The Design of the CASOH Process Pilot to Test the Decarbonisation of Blast Furnace Gas Using the Ca-Cu Chemical Loop
6 Pages Posted: 22 Nov 2022
Date Written: November 21, 2022
Abstract
We present the design features of a TRL7 pilot under construction in the Arcelor Mittal´s Gas Lab site in Asturias (Spain), to demonstrate the viability of the Calcium Assisted Steel-mill Off-gas Hydrogen (CASOH) process to decarbonise Blast Furnace Gases [1,2,3]. The work is carried out within the EU C4U project (https://c4u-project.eu/, [3]). The CASOH process relies on high-temperature solid looping reactions, carried out in a number of packed-bed reactors that continuously switch between three reaction stages. In a first stage (also called CASOH), there is carbonation of CaO by capture the CO2, including the CO2 formed by the catalysed Water Gas Shift of the CO contained in the BFG. In a second reaction stage, there is oxidation of the WGS Cu catalyst with air.
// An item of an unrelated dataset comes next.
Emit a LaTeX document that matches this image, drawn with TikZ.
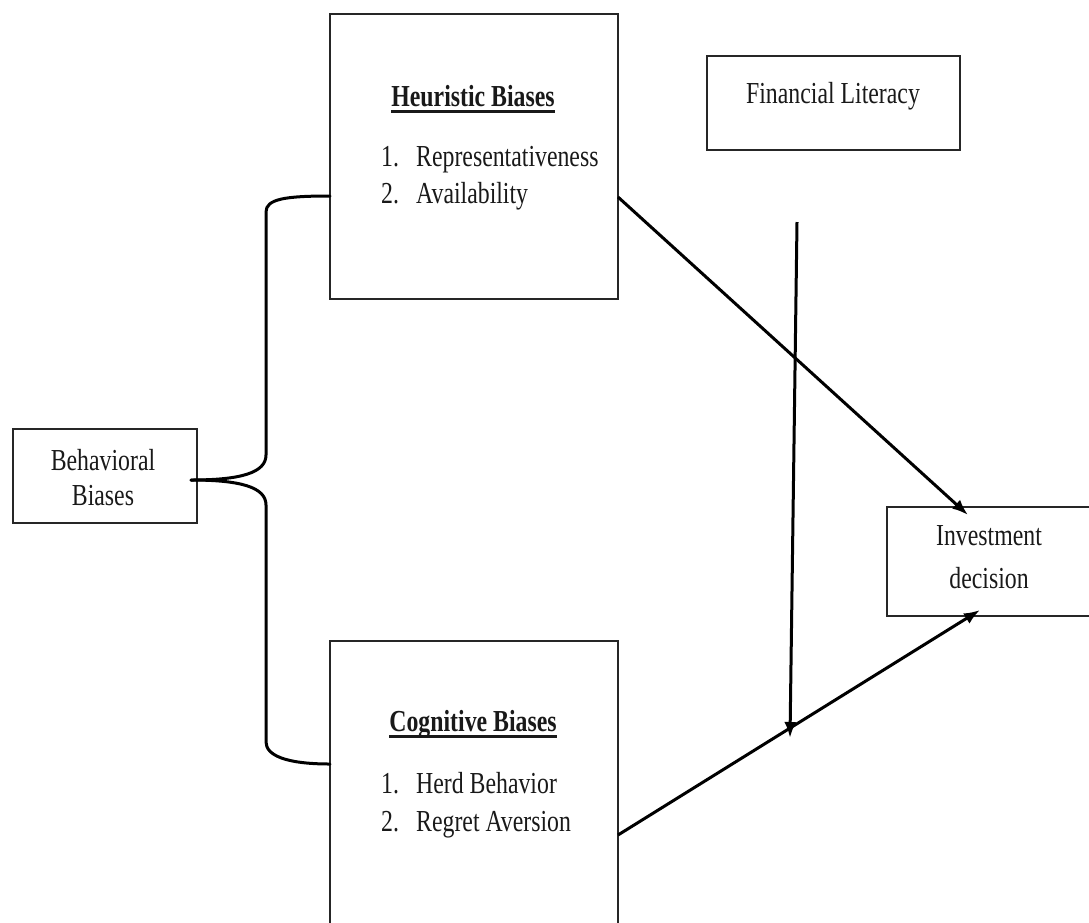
\documentclass[tikz,border=0pt]{standalone}
\usepackage{fontspec}
\setmainfont{Liberation Serif}[FakeStretch=0.78]
\usetikzlibrary{arrows.meta,calc}
\newcommand{\ulhead}[1]{\setbox0\hbox{\bfseries #1}\rlap{\raisebox{-7pt}{\rule{\wd0}{2.6pt}}}\box0}
\begin{document}
\begin{tikzpicture}[x=1pt,y=-1pt,
  box/.style={draw=black!85,line width=1.5pt,inner sep=0pt,outer sep=0pt,anchor=north west},
  lbl/.style={font=\fontsize{30.5}{36}\selectfont,inner sep=0pt,anchor=base,text=black!90},
  lblw/.style={lbl,anchor=base west},
  brace/.style={line width=3pt,line cap=round},
  arr/.style={line width=3pt,-{Latex[length=16pt,width=12pt]}}]
\useasboundingbox (0,0) rectangle (1089,922);

% boxes
\node[box,minimum width=288pt,minimum height=285pt] (heu) at (330,14) {};
\node[box,minimum width=288pt,minimum height=292pt] (cog) at (330,641) {};
\node[box,minimum width=253pt,minimum height=94pt] (fin) at (707,56) {};
\node[box,minimum width=184pt,minimum height=94pt] (beh) at (13,429) {};
\node[box,minimum width=215pt,minimum height=109pt] (inv) at (887,507) {};

% texts
\node[lbl] (heuT) at (473,106) {\ulhead{Heuristic Biases}};
\node[lblw] (heu1n) at (381,166) {1.};
\node[lblw] (heu1) at (416,166) {Representativeness};
\node[lblw] (heu2n) at (381,203) {2.};
\node[lblw] (heu2) at (416,203) {Availability};

\node[lbl] (cogT) at (473,731) {\ulhead{Cognitive Biases}};
\node[lblw] (cog1n) at (381,793) {1.};
\node[lblw] (cog1) at (416,793) {Herd Behavior};
\node[lblw] (cog2n) at (381,831) {2.};
\node[lblw] (cog2) at (416,831) {Regret Aversion};

\node[lbl] (finT) at (833,103) {Financial Literacy};
\node[lbl] (behT1) at (103,470) {Behavioral};
\node[lbl] (behT2) at (103,505) {Biases};
\node[lbl] (invT1) at (989,545) {Investment};
\node[lbl] (invT2) at (989,588) {decision};

% brace
\coordinate (tip) at ([xshift=-6pt,yshift=-4pt]beh.east);
\coordinate (bt) at ([yshift=-39.5pt]heu.west);
\coordinate (bb) at ([yshift=23pt]cog.west);
\draw[brace] (bt) .. controls (285,196) and (266,199) .. (266,212)
  -- (266,455) .. controls (266,473) and (240,480) .. (tip);
\draw[brace] (tip) .. controls (240,480) and (266,487) .. (266,505)
  -- (266,742) .. controls (266,755) and (285,764) .. (bb);

% arrows
\coordinate (hs) at ([yshift=-40.5pt]heu.east);
\coordinate (cs) at ([yshift=-48pt]cog.east);
\coordinate (ht) at ([xshift=81pt,yshift=-8pt]inv.north west);
\coordinate (ct) at ([xshift=93pt,yshift=6pt]inv.south west);
\draw[arr] (hs) -- (ht);
\draw[arr] (cs) -- (ct);
\coordinate (ftop) at (797,222);
\coordinate (fbot) at (790,738);
\draw[arr] (ftop) -- (fbot);
\end{tikzpicture}
\end{document}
In a third and final stage, there is the exothermic reduction of the CuO with a fuel gas, to drive the decomposition of CaCO3 and generate a concentrated CO2 gas stream while regenerating the CaO used in the first reaction stage. The CASOH TRL7 pilot has been designed to have a single reactor (with a thermally insulated bed of functional Ca and Cu materials of 5 m height and 0.5 m inner diameter), capable to alternate between all three reaction stages. The pilot will be operated at close to atmospheric pressure within the C4U project, but has enhanced capabilities to accommodate pressure swings of up to 10 bar in the future. It can treat 300 Nm3/h of BFG (about 0.3 MWth) from the AM industrial site and generate an equivalent amount of decarbonised N2/H2 rich-gas and up to 0.7 MWth of sensitive heat at high temperature in heat removal stages. First experimental results at TRL7 are expected by the end of 2022, but successful set of results have been obtained at smaller scale (TRL3-4) with the chosen functional materials (a commercial Cu-catalyst and a commercial limestone with adequate mechanical and chemical properties) and presented in other communications at GHGT16 [4,5].